ISLAMABAD: Minorities Affairs Minister Shahbaz Bhatti would not have been alone at the time of his assassination on Wednesday if police had followed the standard operating procedure (SOP) described in the interior ministry’s ‘Standard instructions for the protection of VIPs’. The manual is maintained and issued by the interior ministry, which is responsible for the security protocol for VIPs, including parliamentarians, governors, chief ministers, judges, ministers and advisers.
According to sources, it makes it clear that the guards accompanying a person are not answerable to him, but to police officers.
According to the book, the chief of Islamabad police and heads of the police security division (DIG, security, and SSP, security) are responsible for providing security to the VIPs by deploying policemen and checking the security arrangements and deployment on a weekly basis.
The officers can decide to withdraw guards or provide more, or even tighten security through other means, after the reviews.
However, these SOPs are not followed and this has contributed to the assassinations of Mr Bhatti, as well as Punjab Governor Salman Taseer.
According to the instructions, the individual should plan his movements in coordination with the officer in charge of the security.

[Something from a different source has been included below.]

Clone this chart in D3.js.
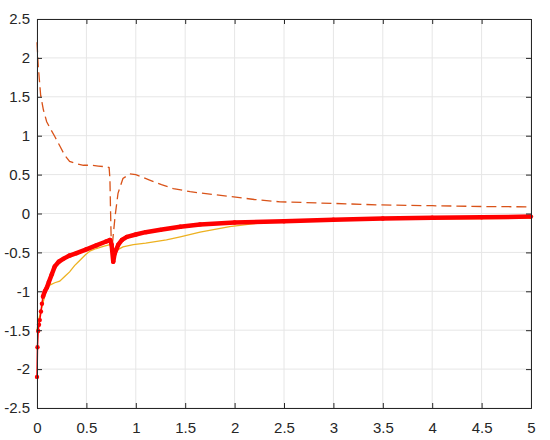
<!DOCTYPE html>
<html>
<head>
<meta charset="utf-8">
<script src="https://cdn.jsdelivr.net/npm/d3@7"></script>
<style>
	body { margin: 0; background: #fff; }
	svg text { font-family: "Liberation Sans", Arial, sans-serif; font-size: 15px; fill: #262626; }
</style>
</head>
<body>
<div id="grafika"></div>
<script>
// data
const x_ticks = [0, 0.5, 1, 1.5, 2, 2.5, 3, 3.5, 4, 4.5, 5];
const y_ticks = [-2.5, -2, -1.5, -1, -0.5, 0, 0.5, 1, 1.5, 2, 2.5];

const dashed_x = [0, 0.013, 0.037, 0.065, 0.098, 0.14, 0.18, 0.23, 0.28, 0.33, 0.4, 0.47, 0.55, 0.62, 0.7, 0.73, 0.738, 0.745, 0.752, 0.758, 0.77, 0.79, 0.82, 0.87, 0.94, 1.0, 1.14, 1.26, 1.38, 1.55, 1.75, 1.95, 2.2, 2.46, 3.0, 3.47, 4.0, 4.5, 5.0];
const dashed_y = [2.2, 1.89, 1.52, 1.33, 1.18, 1.08, 0.99, 0.87, 0.75, 0.67, 0.64, 0.62, 0.62, 0.61, 0.60, 0.59, 0.45, 0.0, -0.40, -0.47, -0.30, -0.04, 0.26, 0.45, 0.51, 0.50, 0.43, 0.37, 0.32, 0.28, 0.25, 0.22, 0.18, 0.15, 0.13, 0.11, 0.10, 0.09, 0.085];

const thin_x = [0, 0.02, 0.04, 0.065, 0.09, 0.13, 0.18, 0.23, 0.28, 0.33, 0.38, 0.435, 0.49, 0.54, 0.6, 0.68, 0.74, 0.755, 0.765, 0.78, 0.81, 0.87, 0.975, 1.1, 1.31, 1.45, 1.65, 1.95, 2.2, 2.46, 3.0, 3.47, 4.0, 4.5, 5.0];
const thin_y = [-1.5, -1.35, -1.25, -1.13, -1.0, -0.92, -0.89, -0.87, -0.81, -0.75, -0.67, -0.6, -0.53, -0.48, -0.45, -0.42, -0.40, -0.5, -0.58, -0.52, -0.47, -0.43, -0.40, -0.38, -0.34, -0.30, -0.24, -0.17, -0.13, -0.105, -0.09, -0.075, -0.07, -0.065, -0.06];

const red_x = [0, 0.005, 0.012, 0.02, 0.028, 0.04, 0.05, 0.06, 0.08, 0.1, 0.12, 0.15, 0.18, 0.22, 0.27, 0.33, 0.4, 0.5, 0.6, 0.7, 0.74, 0.755, 0.772, 0.785, 0.823, 0.86, 0.91, 1.0, 1.1, 1.25, 1.45, 1.65, 2.0, 2.5, 3.0, 3.5, 4.0, 4.5, 5.0];
const red_y = [-2.1, -1.72, -1.51, -1.43, -1.37, -1.26, -1.16, -1.07, -1.0, -0.95, -0.88, -0.78, -0.68, -0.62, -0.58, -0.54, -0.51, -0.46, -0.41, -0.36, -0.34, -0.40, -0.62, -0.52, -0.40, -0.34, -0.30, -0.27, -0.24, -0.21, -0.17, -0.14, -0.115, -0.10, -0.08, -0.065, -0.055, -0.048, -0.04];

const margins = { top: 19, right: 19, bottom: 32, left: 37 };
const width = 550, height = 440;

const x_scale = d3.scaleLinear().domain([0, 5]).range([margins.left, width - margins.right]);
const y_scale = d3.scaleLinear().domain([-2.5, 2.5]).range([height - margins.bottom, margins.top]);

const svg = d3.select("#grafika")
	.append("svg")
	.attr("width", width)
	.attr("height", height);

// grid
svg.append("g")
	.selectAll("line")
	.data(x_ticks)
	.enter()
	.append("line")
	.attr("x1", d => x_scale(d)).attr("x2", d => x_scale(d))
	.attr("y1", margins.top).attr("y2", height - margins.bottom)
	.attr("stroke", "#e6e6e6");
svg.append("g")
	.selectAll("line")
	.data(y_ticks)
	.enter()
	.append("line")
	.attr("y1", d => y_scale(d)).attr("y2", d => y_scale(d))
	.attr("x1", margins.left).attr("x2", width - margins.right)
	.attr("stroke", "#e6e6e6");

const line = (xs, ys) => d3.line()
	.x(i => x_scale(xs[i]))
	.y(i => y_scale(ys[i]))(d3.range(xs.length));

const plot = svg.append("g");

plot.append("path")
	.attr("d", line(thin_x, thin_y))
	.attr("fill", "none")
	.attr("stroke", "#EDB120")
	.attr("stroke-width", 1.3);

plot.append("path")
	.attr("d", line(dashed_x, dashed_y))
	.attr("fill", "none")
	.attr("stroke", "#D95319")
	.attr("stroke-width", 1.3)
	.attr("stroke-dasharray", "10,5");

// red: thin near the start, densely marked (thick) from x = 0.06
plot.append("path")
	.attr("d", line(red_x, red_y))
	.attr("fill", "none")
	.attr("stroke", "#ff0000")
	.attr("stroke-width", 1.5);
const dense = red_x.map((d, i) => i).filter(i => red_x[i] >= 0.06);
plot.append("path")
	.attr("d", line(dense.map(i => red_x[i]), dense.map(i => red_y[i])))
	.attr("fill", "none")
	.attr("stroke", "#ff0000")
	.attr("stroke-width", 4.5)
	.attr("stroke-linejoin", "round");
plot.selectAll("circle")
	.data(d3.range(red_x.length))
	.enter()
	.append("circle")
	.attr("cx", i => x_scale(red_x[i]))
	.attr("cy", i => y_scale(red_y[i]))
	.attr("r", 2.2)
	.attr("fill", "#ff0000");

// axes, ticks inside on all four sides
const tick_len = 5;
const x_axis = d3.axisBottom(x_scale).tickValues(x_ticks).tickSize(-tick_len).tickPadding(14).tickFormat(d3.format("~g"));
const y_axis = d3.axisLeft(y_scale).tickValues(y_ticks).tickSize(-tick_len).tickPadding(7).tickFormat(d => d3.format("~g")(d).replace("−", "-"));
const x_top = d3.axisTop(x_scale).tickValues(x_ticks).tickSize(-tick_len).tickFormat("");
const y_right = d3.axisRight(y_scale).tickValues(y_ticks).tickSize(-tick_len).tickFormat("");

const style_axis = g => {
	g.selectAll("path").attr("stroke", "#262626");
	g.selectAll("line").attr("stroke", "#262626");
	g.selectAll("text").attr("fill", "#262626").style("font-size", "15px");
};

svg.append("g").attr("class", "x axis")
	.attr("transform", `translate(0, ${height - margins.bottom})`)
	.call(x_axis).call(style_axis);
svg.append("g").attr("class", "y axis")
	.attr("transform", `translate(${margins.left}, 0)`)
	.call(y_axis).call(style_axis);
svg.append("g")
	.attr("transform", `translate(0, ${margins.top})`)
	.call(x_top).call(style_axis);
svg.append("g")
	.attr("transform", `translate(${width - margins.right}, 0)`)
	.call(y_right).call(style_axis);
</script>
</body>
</html>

One of the guards is designated as in charge of the security and is responsible for coordinating with the person being protected and the security division officers.
The official in charge should immediately inform his superior officer if there is any change in the security arrangements.
Information about a VIP who is moving around without security, regardless of for how short a while, should immediately be communicated to senior officers at the security division so that arrangements can be made in view of this deviation from the SOP. However, in the slain minister’s case the official in charge of the security did not inform his seniors about his habit of moving without his guards. Neither was this practice noted down.
The senior police officers concerned also did not review the arrangements to make alternative provisions.
Senior police officers dealing with the security of high-profile government officials said that the latter were in the habit of violating the SOP.
The reasons range from wanting to keep certain engagements private to just a short escape for the security escort.
They added that generally the guards tended to leave the VIPs alone whenever they demanded so. However, this was a violation of rules, they conceded.
Mr Bhatti was shot dead as he left his mother’s house in Islamabad.
Despite the fact that he had been receiving threats and had requested more security, including a bullet-proof car, according to his relatives, he was at that time alone with his personal driver.
His security guards, including policemen and Frontier Constabulary personnel, were waiting for him at his nearby office-cum-residence.
This deviation has allowed the authorities to imply that they don’t bear the responsibility for the incident.
“If somebody himself does not want police security then I cannot be held responsible for the mishap,” Interior Minister Rehman Malik is reported to have said on Thursday.